Said everyone in the 80s, 90s, 00s, 10s, 20s and yet here we are.
There's been multiple corrections over that time frame, and each time they have taken around 2 years to unfold.
Why do some people seem to think that when others are discussing the likelihood of average house prices trending downwards for a short while, that they're suggesting that they believe there is going to be some kind of ultra black swan event, and a complete, catastrophic collapse in value? As far as I'm aware, absolutely no one thinks that.
I've laid out my personal position on this several times in this thread. I think the market has already turned and that they're coming slowly down over the next two years, but that doesn't mean that I don't think they'll go back up again, nor do I think that they're coming down to more affordable levels for average first time buyers any time soon.
But with that said....
But it's been sustainable for 40 odd years. What's to say we don't keep going another 40 like this. If you happen to think there will come a date when the bubble will officially burst, let's have it then?
Over larger periods of time, economies change dramatically; and over a large enough scale, absolutely everything changes.
Pointing to a 40 year trend as being evidence that the trend is likely to continue is fallacious; there's such a huge number of different factors in play here that it makes looking at price action in isolation, and using it as an indicator of future performance, extremely error prone. And as we begin to reach the extremes of average unaffordability versus average wages, I suspect that doing so will become even less reliable.

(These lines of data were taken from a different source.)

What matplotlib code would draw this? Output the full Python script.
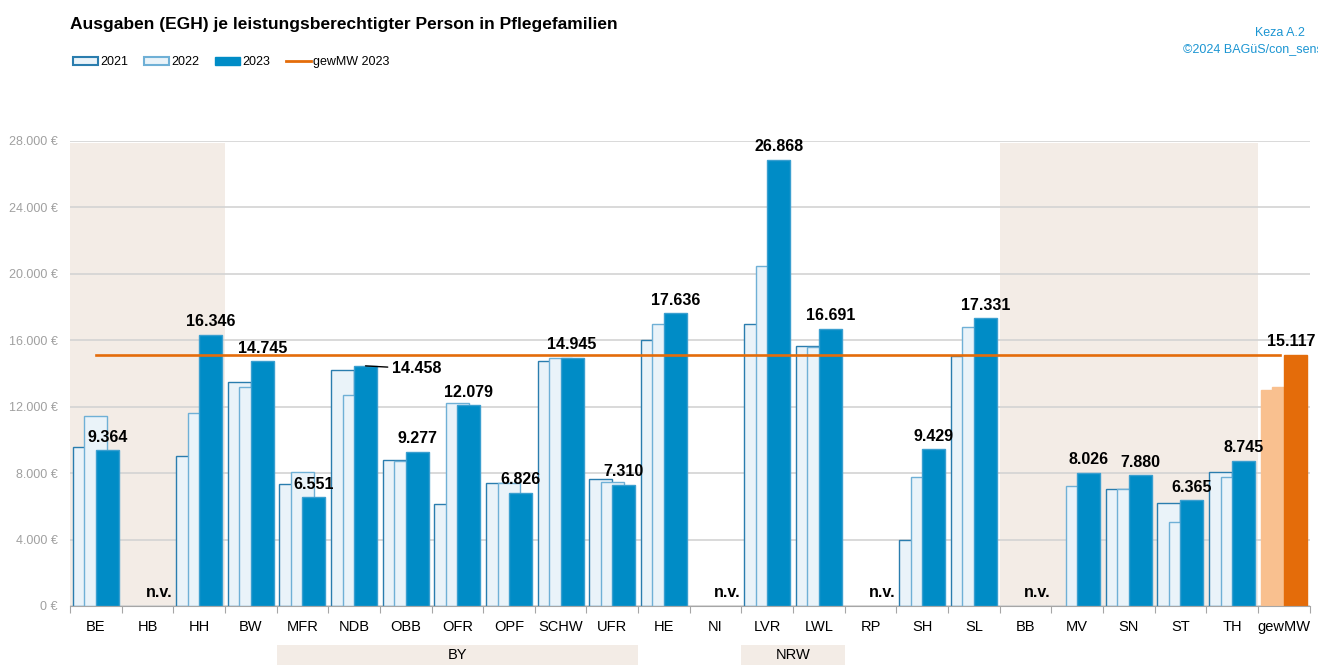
import numpy as np
import matplotlib
matplotlib.use("Agg")
import matplotlib.pyplot as plt
from matplotlib.patches import Rectangle, Patch
from matplotlib.lines import Line2D
from matplotlib.ticker import FuncFormatter

plt.rcParams['font.family'] = ['Liberation Sans', 'DejaVu Sans']

# data (EUR per person)
regions = ['BE', 'HB', 'HH', 'BW', 'MFR', 'NDB', 'OBB', 'OFR', 'OPF', 'SCHW', 'UFR', 'HE', 'NI',
           'LVR', 'LWL', 'RP', 'SH', 'SL', 'BB', 'MV', 'SN', 'ST', 'TH', 'gewMW']
v2021 = [9600, np.nan, 9050, 13460, 7360, 14240, 8810, 6140, 7420, 14750, 7620, 16030, np.nan,
         17000, 15630, np.nan, 3980, 15030, np.nan, np.nan, 7060, 6220, 8050, 13020]
v2022 = [11470, np.nan, 11600, 13160, 8090, 12730, 8750, 12200, 7400, 14950, 7440, 16960, np.nan,
         20500, 15570, np.nan, 7740, 16820, np.nan, 7200, 7060, 5070, 7790, 13200]
v2023 = [9364, np.nan, 16346, 14745, 6551, 14458, 9277, 12079, 6826, 14945, 7310, 17636, np.nan,
         26868, 16691, np.nan, 9429, 17331, np.nan, 8026, 7880, 6365, 8745, 15117]
mean_2023 = 15117

shaded_groups = [('BE', 'HH'), ('BB', 'TH')]
sub_groups = [('BY', 'MFR', 'UFR'), ('NRW', 'LVR', 'LWL')]

light_fill = '#EAF3F9'
edge_2021 = '#2A7DAE'
edge_2022 = '#6FB0D6'
blue_2023 = '#008CC6'
orange = '#E46C0A'
orange_light = '#F9C08F'
beige = '#F3ECE6'
grid_col = '#D3D3D3'

fig = plt.figure(figsize=(13.18, 6.65), dpi=100)
ax = fig.add_axes([70 / 1318, 59 / 665, 1239.5 / 1318, 465 / 665])

x = np.arange(len(regions))
w = 0.444
last = len(regions) - 1

c21 = [light_fill] * last + [orange_light]
c22 = [light_fill] * last + [orange_light]
c23 = [blue_2023] * last + [orange]
e21 = [edge_2021] * last + [orange_light]
e22 = [edge_2022] * last + [orange_light]
e23 = ['#3A9FD0'] * last + [orange]

ax.bar(x - w / 2, v2021, w, color=c21, edgecolor=e21, linewidth=1, zorder=3)
ax.bar(x, v2022, w, color=c22, edgecolor=e22, linewidth=1, zorder=4)
ax.bar(x + w / 2, v2023, w, color=c23, edgecolor=e23, linewidth=1, zorder=5)

# shaded background blocks
for a, b in shaded_groups:
    i0, i1 = regions.index(a), regions.index(b)
    ax.add_patch(Rectangle((i0 - 0.5, 0), i1 - i0 + 1, 27900, color=beige, zorder=0, lw=0))

# weighted mean line
ax.plot([0, last - 0.08], [mean_2023, mean_2023], color=orange, lw=1.9, zorder=6)

# value labels
lab_kw = dict(textcoords='offset points', fontsize=11.5, fontweight='bold', zorder=7,
              annotation_clip=False)
for i, v in enumerate(v2023):
    if np.isnan(v):
        ax.annotate('n.v.', (i + w / 2, 0), xytext=(0, 4), ha='center', va='bottom', **lab_kw)
        continue
    txt = f'{int(v):,}'.replace(',', '.')
    if regions[i] == 'NDB':
        ax.annotate(txt, (i + w / 2, v), xytext=(19, -2), ha='left', va='center',
                    arrowprops=dict(arrowstyle='-', color='black', lw=1, shrinkA=1, shrinkB=0),
                    **lab_kw)
    elif regions[i] == 'gewMW':
        ax.annotate(txt, (i + w / 2, v), xytext=(-3, 4), ha='center', va='bottom', **lab_kw)
    else:
        ax.annotate(txt, (i + w / 2, v), xytext=(0, 4), ha='center', va='bottom', **lab_kw)

# sub group boxes below axis
for name, a, b in sub_groups:
    i0, i1 = regions.index(a), regions.index(b)
    ax.add_patch(Rectangle((i0 - 0.5, -0.16), i1 - i0 + 1, 0.076, transform=ax.get_xaxis_transform(),
                           color=beige, lw=0, clip_on=False))
    ax.text((i0 + i1) / 2, -0.105, name, transform=ax.get_xaxis_transform(),
            ha='center', va='center', fontsize=10.5)

ax.set_xlim(-0.5, len(regions) - 0.5)
ax.set_ylim(0, 28000)
ax.set_yticks(np.arange(0, 28001, 4000))
ax.yaxis.set_major_formatter(FuncFormatter(lambda v, p: f'{int(v):,} €'.replace(',', '.')))
ax.grid(axis='y', color=grid_col, lw=1.2, zorder=1)
ax.set_axisbelow(False)
for gl in ax.get_ygridlines():
    gl.set_zorder(1)

ax.set_xticks(np.arange(-0.5, len(regions)), labels=[''] * (len(regions) + 1))
ax.set_xticks(x, labels=regions, minor=True)
ax.tick_params(axis='x', which='major', length=5, color='#A6A6A6')
ax.tick_params(axis='x', which='minor', length=0, pad=10, labelsize=10.5)
ax.tick_params(axis='y', length=0, pad=9, labelsize=9, labelcolor='#A0A0A0')
for s in ['top', 'right', 'left']:
    ax.spines[s].set_visible(False)
ax.spines['bottom'].set_color('#A6A6A6')
ax.spines['bottom'].set_zorder(8)

fig.text(70 / 1318, 1 - 25 / 665, 'Ausgaben (EGH) je leistungsberechtigter Person in Pflegefamilien',
         fontsize=12.5, fontweight='bold', va='center', ha='left')
fig.text(1305 / 1318, 1 - 33 / 665, 'Keza A.2', fontsize=9, color='#1B95D2', ha='right', va='center')
fig.text(1183 / 1318, 1 - 49 / 665, '©2024 BAGüS/con_sens', fontsize=9, color='#1B95D2',
         ha='left', va='center')

handles = [Patch(facecolor=light_fill, edgecolor=edge_2021, lw=1.5),
           Patch(facecolor=light_fill, edgecolor=edge_2022, lw=1.5),
           Patch(facecolor=blue_2023, edgecolor=blue_2023),
           Line2D([], [], color=orange, lw=2)]
fig.legend(handles, ['2021', '2022', '2023', 'gewMW 2023'], loc='center left',
           bbox_to_anchor=(73 / 1318, 1 - 62 / 665), ncol=4, frameon=False, fontsize=9,
           handlelength=2.0, handleheight=0.6, handletextpad=0.15, columnspacing=1.3,
           borderpad=0, borderaxespad=0)

fig.savefig('out.png', dpi=100)
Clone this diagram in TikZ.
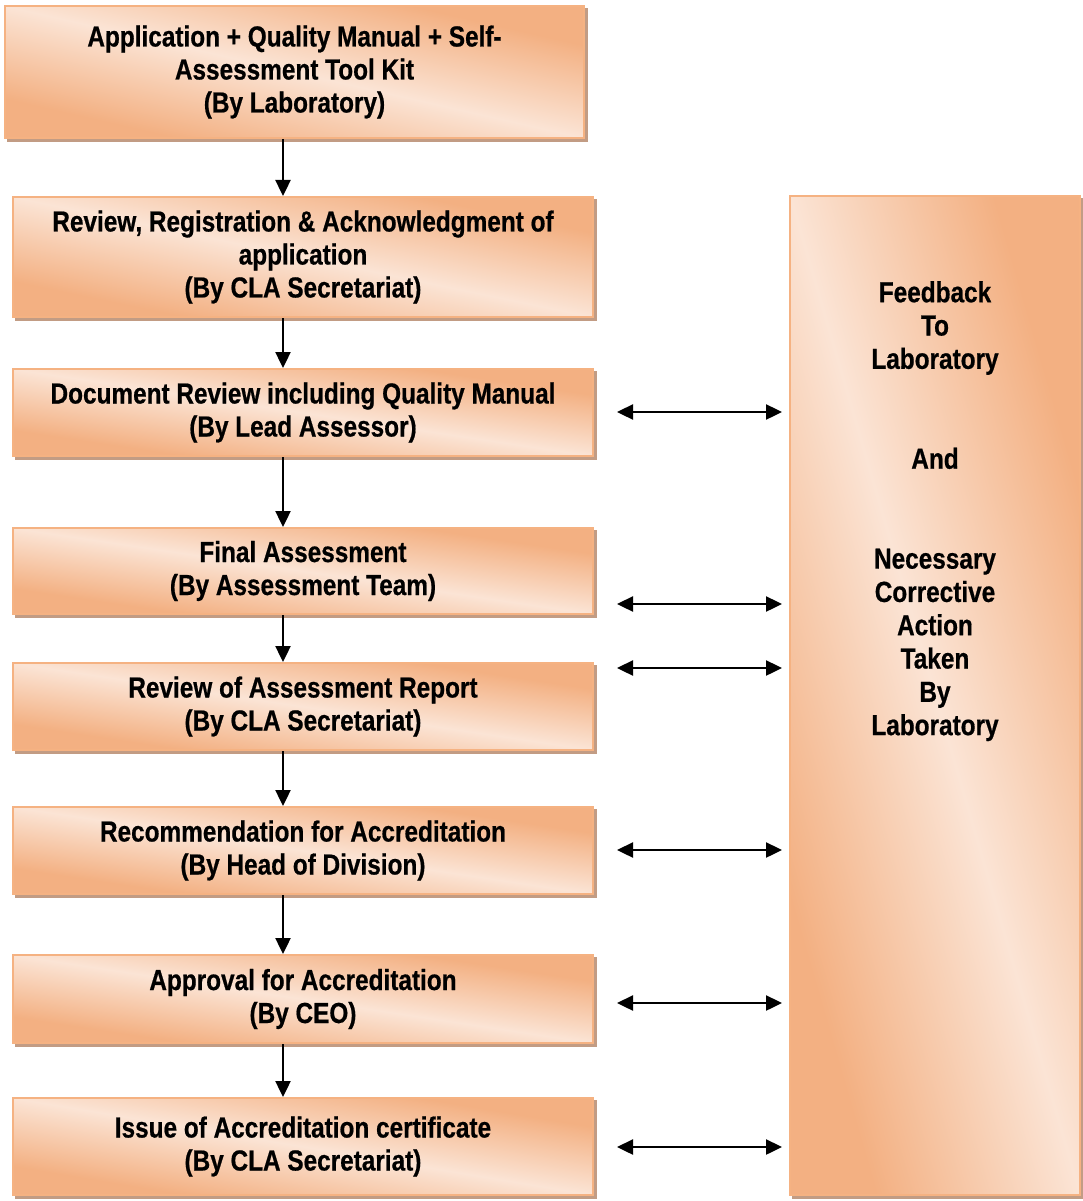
\documentclass[tikz,border=0pt]{standalone}
\usepackage{fontspec}
\setmainfont{Liberation Sans}[FakeStretch=0.84, BoldFeatures={FakeBold=0.6}]
\usetikzlibrary{arrows.meta,backgrounds,calc}
\definecolor{org}{RGB}{243,176,130}
\definecolor{lt}{RGB}{251,228,213}
\definecolor{bdr}{RGB}{245,178,130}
\definecolor{shd}{RGB}{194,156,132}
\tikzset{
  box/.style={draw=bdr, line width=2pt, align=center, inner sep=0pt,
    font=\bfseries\fontsize{29}{33}\selectfont},
  boxshade/.style={top color=org, bottom color=org, middle color=lt, shading angle=-45},
  fbtxt/.style={align=center, inner sep=0pt, anchor=north,
    font=\bfseries\fontsize{29}{33.3}\selectfont},
  arr/.style={line width=2.4pt, -{Triangle[length=16pt,width=15pt]}},
  darr/.style={line width=2.4pt, {Triangle[length=16pt,width=15pt]}-{Triangle[length=16pt,width=15pt]}, shorten >=7pt},
}
\begin{document}
\begin{tikzpicture}[x=1pt,y=-1pt]
\useasboundingbox (0,0) rectangle (1083,1201);
\node[box, minimum width=579pt, minimum height=132pt] (b1) at (294.5,72)
  {Application + Quality Manual + Self-\\Assessment Tool Kit\\(By Laboratory)};
\node[box, minimum width=580pt, minimum height=120pt] (b2) at (303,257)
  {Review, Registration \& Acknowledgment of\\application\\(By CLA Secretariat)};
\node[box, minimum width=580pt, minimum height=87pt] (b3) at (303,412.5)
  {Document Review including Quality Manual\\(By Lead Assessor)};
\node[box, minimum width=580pt, minimum height=86pt] (b4) at (303,571)
  {Final Assessment\\(By Assessment Team)};
\node[box, minimum width=580pt, minimum height=87pt] (b5) at (303,706.5)
  {Review of Assessment Report\\(By CLA Secretariat)};
\node[box, minimum width=580pt, minimum height=87pt] (b6) at (303,850.5)
  {Recommendation for Accreditation\\(By Head of Division)};
\node[box, minimum width=580pt, minimum height=88pt] (b7) at (303,999)
  {Approval for Accreditation\\(By CEO)};
\node[box, minimum width=580pt, minimum height=97pt] (b8) at (303,1146.5)
  {Issue of Accreditation certificate\\(By CLA Secretariat)};
\node[box, minimum width=290pt, minimum height=999pt] (fb) at (935,695.5) {};
\node[fbtxt] (fbt) at (935,281)
  {Feedback\\To\\Laboratory\\[66.6pt]And\\[66.6pt]Necessary\\Corrective\\Action\\Taken\\By\\Laboratory};
\begin{scope}[on background layer]
  \foreach \n/\w/\h in {b1/579/132,b2/580/120,b3/580/87,b4/580/86,b5/580/87,b6/580/87,b7/580/88,b8/580/97,fb/290/999}{
    \fill[shd] ($(\n.south west)+(3,3)$) rectangle ($(\n.north east)+(3,3)$);
    \shade[boxshade, transform canvas={shift={(\n.center)}, xscale=\w/100, yscale=\h/100}]
      (-50pt,-50pt) rectangle (50pt,50pt);
  }
\end{scope}
\coordinate (ax) at (283,0);
\draw[arr] (b1.south -| ax) -- (b2.north -| ax);
\draw[arr] (b2.south -| ax) -- (b3.north -| ax);
\draw[arr] (b3.south -| ax) -- (b4.north -| ax);
\draw[arr] (b4.south -| ax) -- (b5.north -| ax);
\draw[arr] (b5.south -| ax) -- (b6.north -| ax);
\draw[arr] (b6.south -| ax) -- (b7.north -| ax);
\draw[arr] (b7.south -| ax) -- (b8.north -| ax);
\coordinate (d1) at (617,412);
\coordinate (d2) at (617,604);
\coordinate (d3) at (617,668);
\coordinate (d4) at (617,850);
\coordinate (d5) at (617,1003);
\coordinate (d6) at (617,1147);
\foreach \d in {d1,d2,d3,d4,d5,d6}
  \draw[darr] (\d) -- (fb.west |- \d);
\end{tikzpicture}
\end{document}
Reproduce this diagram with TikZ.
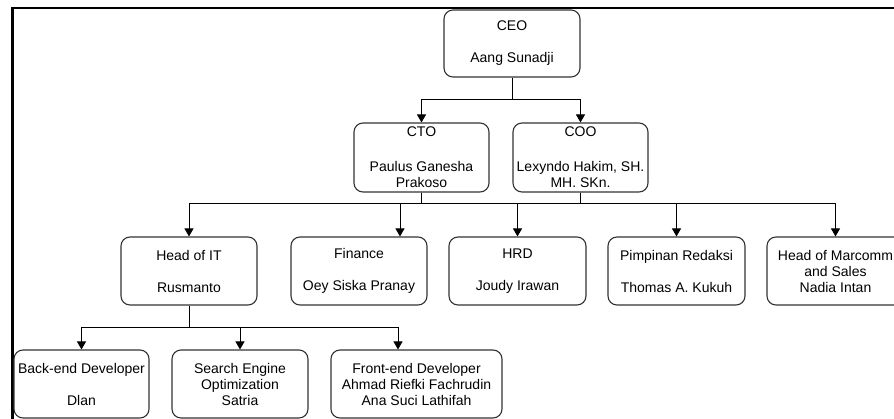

Back in the 1800's there was a 60 year straight period of declining house prices, had you been alive then perhaps you would have found yourself thinking that house prices only ever go down over time.
But anyway, no one is expecting some kind of dramatic full reversal of nominal house prices, but most peaks of unaffordability are historically followed by troughs.
The only question is where is the peak? Unfortunately that's something we can only ever answer retrospectively.